О принадлежности к Иностранному легиону мы не упомянули, так как об этом говорила наша форма.
– Судя по акценту, вы немцы, – заметил Рохес.
– Вы совершенно правы, сэр, – ответил я.
Генерал ухмыльнулся и вдруг сказал по-немецки:
– Offizier, Offizier, goldene Tressen, nichts zu fressen![3]
Мы с Крашке угодливо засмеялись, а я подивился про себя эрудиции министра, процитировавшего забытую пьесу Лессинга.
– Немцы – хорошие солдаты, – продолжал генерал. – А почему ваше звание, лейтенант, не соответствует занимаемой должности?
– До последнего боя я командовал взводом. Роту принял после того, как был убит её командир.
– Полагаю, что этот офицер заслуживает поощрения. Вы согласны?
Вопрос был обращен к командиру Иностранного легиона полковнику Лоуренсу, который стоял за спиной Рохеса. Лоуренс видел меня впервые, а обстоятельства нападения партизан на наш батальон были известны ему лишь в самых общих чертах, однако признаваться во всем этом он не стал и, помедлив немного, важно наклонил голову. Через минуту на моей груди засиял новенький орден, выполненный в форме лучистой восьмиконечной звезды величиною с мотоциклетную фару. Герхард получил медаль «За храбрость» и звание сержанта. Прикрепляя орден к моему мундиру, адъютант министра заговорщически подмигнул мне и сказал вполголоса:
– С вас причитается, лейтенант. Можете покупать капитанские погоны. Приказ будет подписан после обеда.
– Сочту за честь отметить с вами это радостное событие. Когда и где?
К сожалению, договориться о встрече мы не успели. Военные репортеры из свиты Рохеса оттерли адъютанта в сторону. Генерал по очереди пожал руки мне и Крашке. Защелкали затворы фотоаппаратов. А через несколько секунд мы остались одни.
На другой день, рассматривая вместе с Герхардом наши фотографии в газетах, я заметил как бы между прочим, что теперь ему было бы не стыдно явиться к дяде. Крашке отнесся к этой идее очень серьезно.
– А что? – сказал он. – Der Affenarsch больше не посмеет называть меня Швейком. Тем более, если я пойду туда в сопровождении моего друга и командира, который не однажды был очевидцем ревностного отношения унтер-офицера Крашке к исполнению воинского долга.
– Как ты думаешь, Герхард, – осведомился я, – найдется у твоего дяди для нас пара бутылок немецкого пива?
– Какие бутылки! – завопил Крашке. – Дядя Рудольф предпочитает бочковое.
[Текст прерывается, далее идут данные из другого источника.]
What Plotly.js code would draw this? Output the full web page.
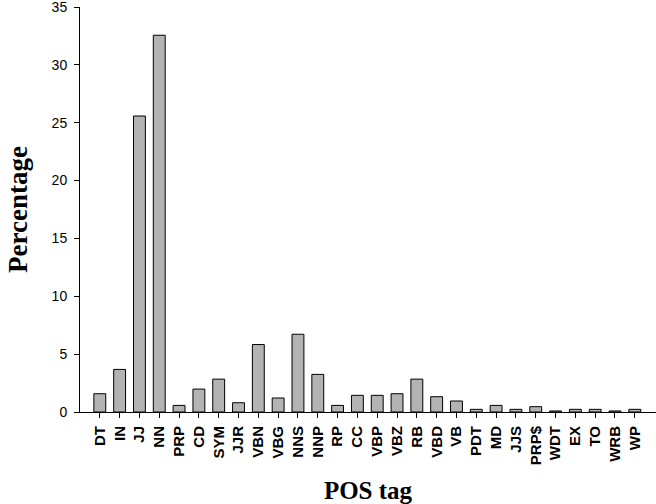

И только баварское. Да он утопит нас с тобой в пиве, если захочет. Кстати, я полагаю, что ты должен ему понравиться, ибо в тебе явно наличествует совокупность признаков, соответствующих его представлениям о чистоте нордической расы. Ему самому как раз этих признаков не хватает. Мне тоже.
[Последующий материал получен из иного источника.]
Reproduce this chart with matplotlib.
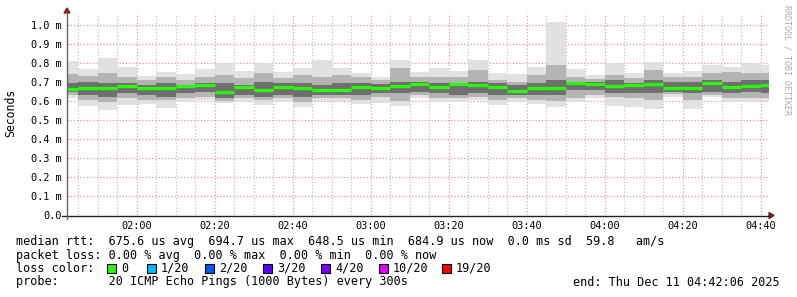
import matplotlib

matplotlib.use("Agg")
import matplotlib.pyplot as plt
from matplotlib.patches import Rectangle, Polygon

# --------------------------------------------------------------------------- #
# Data (milliseconds, one 5-minute step per entry starting 01:40)
# --------------------------------------------------------------------------- #
STEP_START_MIN = [100 + 5 * i for i in range(37)]  # minutes since midnight
MEDIAN = [0.665, 0.670, 0.670, 0.681, 0.670, 0.670, 0.682, 0.688, 0.651, 0.674,
          0.661, 0.675, 0.672, 0.661, 0.661, 0.674, 0.668, 0.682, 0.691, 0.677,
          0.691, 0.686, 0.674, 0.654, 0.672, 0.672, 0.695, 0.691, 0.682, 0.686,
          0.689, 0.672, 0.668, 0.695, 0.677, 0.682, 0.685]
OUT_LO = [0.619, 0.577, 0.554, 0.581, 0.586, 0.566, 0.598, 0.607, 0.589, 0.595,
          0.581, 0.595, 0.570, 0.602, 0.602, 0.584, 0.589, 0.577, 0.616, 0.598,
          0.598, 0.607, 0.581, 0.595, 0.584, 0.572, 0.595, 0.616, 0.577, 0.572,
          0.560, 0.625, 0.560, 0.625, 0.595, 0.595, 0.600]
OUT_HI = [0.812, 0.768, 0.828, 0.782, 0.733, 0.756, 0.744, 0.770, 0.800, 0.761,
          0.800, 0.752, 0.773, 0.817, 0.777, 0.751, 0.730, 0.817, 0.753, 0.777,
          0.760, 0.817, 0.747, 0.742, 0.782, 1.019, 0.770, 0.738, 0.800, 0.747,
          0.805, 0.747, 0.760, 0.791, 0.782, 0.800, 0.790]
MID_LO = [0.633, 0.607, 0.595, 0.616, 0.607, 0.607, 0.616, 0.625, 0.602, 0.616,
          0.607, 0.616, 0.595, 0.616, 0.616, 0.607, 0.625, 0.602, 0.633, 0.616,
          0.616, 0.625, 0.607, 0.616, 0.607, 0.602, 0.616, 0.633, 0.625, 0.616,
          0.607, 0.637, 0.607, 0.633, 0.616, 0.616, 0.620]
MID_HI = [0.742, 0.733, 0.747, 0.730, 0.712, 0.730, 0.712, 0.730, 0.738, 0.721,
          0.747, 0.721, 0.738, 0.730, 0.738, 0.730, 0.710, 0.773, 0.730, 0.730,
          0.730, 0.765, 0.712, 0.703, 0.738, 0.791, 0.730, 0.717, 0.738, 0.721,
          0.765, 0.730, 0.730, 0.747, 0.756, 0.747, 0.750]
CORE_LO = [0.650, 0.633, 0.625, 0.642, 0.633, 0.625, 0.642, 0.651, 0.616, 0.633,
           0.625, 0.633, 0.625, 0.633, 0.633, 0.633, 0.645, 0.642, 0.651, 0.642,
           0.633, 0.642, 0.633, 0.633, 0.633, 0.633, 0.660, 0.660, 0.642, 0.642,
           0.642, 0.651, 0.642, 0.647, 0.642, 0.647, 0.645]
CORE_HI = [0.695, 0.703, 0.695, 0.695, 0.686, 0.695, 0.686, 0.695, 0.695, 0.686,
           0.703, 0.695, 0.695, 0.686, 0.695, 0.695, 0.690, 0.703, 0.703, 0.695,
           0.695, 0.703, 0.695, 0.686, 0.695, 0.712, 0.703, 0.703, 0.712, 0.698,
           0.712, 0.703, 0.703, 0.712, 0.703, 0.712, 0.710]

X_TICKS = [120, 140, 160, 180, 200, 220, 240, 260, 280]
X_LABELS = ["02:00", "02:20", "02:40", "03:00", "03:20", "03:40", "04:00", "04:20", "04:40"]
Y_TICKS = [0.0, 0.1, 0.2, 0.3, 0.4, 0.5, 0.6, 0.7, 0.8, 0.9, 1.0]
Y_LABELS = ["0.0", "0.1 m", "0.2 m", "0.3 m", "0.4 m", "0.5 m", "0.6 m", "0.7 m",
            "0.8 m", "0.9 m", "1.0 m"]

LOSS_LABELS = ["0", "1/20", "2/20", "3/20", "4/20", "10/20", "19/20"]
LOSS_COLORS = ["#26ff00", "#00b8ff", "#0059ff", "#5e00ff", "#7e00ff", "#dd00ff", "#ff0000"]
LOSS_X = [107, 147, 205, 263, 321, 379, 442]

STATS_LINE = "median rtt:  675.6 us avg  694.7 us max  648.5 us min  684.9 us now  0.0 ms sd  59.8   am/s"
LOSS_LINE = "packet loss: 0.00 % avg  0.00 % max  0.00 % min  0.00 % now"
PROBE_LINE = "probe:       20 ICMP Echo Pings (1000 Bytes) every 300s"
END_LINE = "end: Thu Dec 11 04:42:06 2025"

T0, T1 = 102.1, 282.1
Y_MAX = 1.065

MONO = "DejaVu Sans Mono"
W, H = 797, 297
GRID = "#c4c4c4"
MGRID = "#e89a9a"
ARROW = "#801f1f"
AXIS = "#1f1f1f"

fig = plt.figure(figsize=(W / 100, H / 100), dpi=100)
fig.patch.set_facecolor("white")
L, R, TOP, BOT = 67, 769, 13, 215.3
ax = fig.add_axes([L / W, 1 - BOT / H, (R - L) / W, (BOT - TOP) / H])
ax.set_xlim(T0, T1)
ax.set_ylim(0, Y_MAX)
ax.set_facecolor("white")
for s in ax.spines.values():
    s.set_visible(False)

# grid: minor every 5 min, major every 20 min, horizontal every 0.1 ms
for m in range(105, 285, 5):
    if m % 20 == 0:
        continue
    ax.axvline(m, color=GRID, lw=0.9, ls=(0, (1, 1.6)), zorder=1)
for m in X_TICKS:
    ax.axvline(m, color=MGRID, lw=0.9, ls=(0, (1, 1.6)), zorder=1)
for v in Y_TICKS[1:]:
    ax.axhline(v, color=MGRID, lw=0.9, ls=(0, (1, 1.6)), zorder=1)

# smoke
for i, t in enumerate(STEP_START_MIN):
    for lo, hi, col in ((OUT_LO, OUT_HI, "#dddddd"),
                        (MID_LO, MID_HI, "#a9a9a9"),
                        (CORE_LO, CORE_HI, "#5e5e5e")):
        ax.add_patch(Rectangle((t, lo[i]), 5, hi[i] - lo[i], facecolor=col,
                               edgecolor="none", alpha=0.85 if col == "#dddddd" else 0.8,
                               zorder=2))
    ax.hlines(MEDIAN[i], t, t + 5, color=LOSS_COLORS[0], lw=2.3, zorder=4)

ax.set_xticks(X_TICKS)
ax.set_xticklabels(X_LABELS, fontfamily=MONO, fontsize=7.4)
ax.set_yticks(Y_TICKS)
ax.set_yticklabels(Y_LABELS, fontfamily=MONO, fontsize=7.4)
ax.tick_params(length=0, pad=4)
for lab in ax.get_yticklabels():
    lab.set_horizontalalignment("right")

# axes lines + arrows (figure pixel coords)
def px(x, y):
    return x / W, 1 - y / H

fig.add_artist(plt.Line2D([px(62, 0)[0], px(770, 0)[0]], [px(0, 215.5)[1]] * 2,
                          color=AXIS, lw=1.0))
fig.add_artist(plt.Line2D([px(67, 0)[0]] * 2, [px(0, 219)[1], px(0, 12)[1]],
                          color="#666666", lw=1.0))
fig.add_artist(Polygon([px(769, 212.5), px(774, 215.5), px(769, 218.5)],
                       closed=True, color=ARROW, transform=fig.transFigure))
fig.add_artist(Polygon([px(64, 13), px(67, 8), px(70, 13)],
                       closed=True, color=ARROW, transform=fig.transFigure))

fig.text(*px(11, 113), "Seconds", rotation=90, fontfamily=MONO, fontsize=8.3,
         ha="center", va="center")
fig.text(*px(787, 5), "RRDTOOL / TOBI OETIKER", rotation=270, fontfamily=MONO,
         fontsize=6.0, color="#aaaaaa", ha="center", va="top")

# legend block
fs = 8.5
fig.text(*px(16, 241), STATS_LINE, fontfamily=MONO, fontsize=fs, va="center")
fig.text(*px(16, 255), LOSS_LINE, fontfamily=MONO, fontsize=fs, va="center")
fig.text(*px(16, 268), "loss color:", fontfamily=MONO, fontsize=fs, va="center")
for x, c, lab in zip(LOSS_X, LOSS_COLORS, LOSS_LABELS):
    x0, y0 = px(x, 272.5)
    fig.add_artist(Rectangle((x0, y0), 9 / W, 9 / H, facecolor=c, edgecolor="black",
                             lw=0.8, transform=fig.transFigure))
    fig.text(*px(x + 14, 268), lab, fontfamily=MONO, fontsize=fs, va="center")
fig.text(*px(16, 282), PROBE_LINE, fontfamily=MONO, fontsize=fs, va="center")
fig.text(*px(780, 282), END_LINE, fontfamily=MONO, fontsize=fs, va="center", ha="right")

fig.savefig("out.png", dpi=100, facecolor="white")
– Ладно! – согласился я. – Поехали!
Мы взяли такси и через полчаса очутились в одном из благоустроенных пригородов столицы, удивительно похожем на какой-нибудь Бланкенбург или Хальберштадт. Те же утопающие в цветах и зелени особняки, крытые черепицей, те же аккуратные легкие заборчики, та же безукоризненная чистота улиц. Только тропическая растительность напоминала о том, что здесь все-таки не Германия.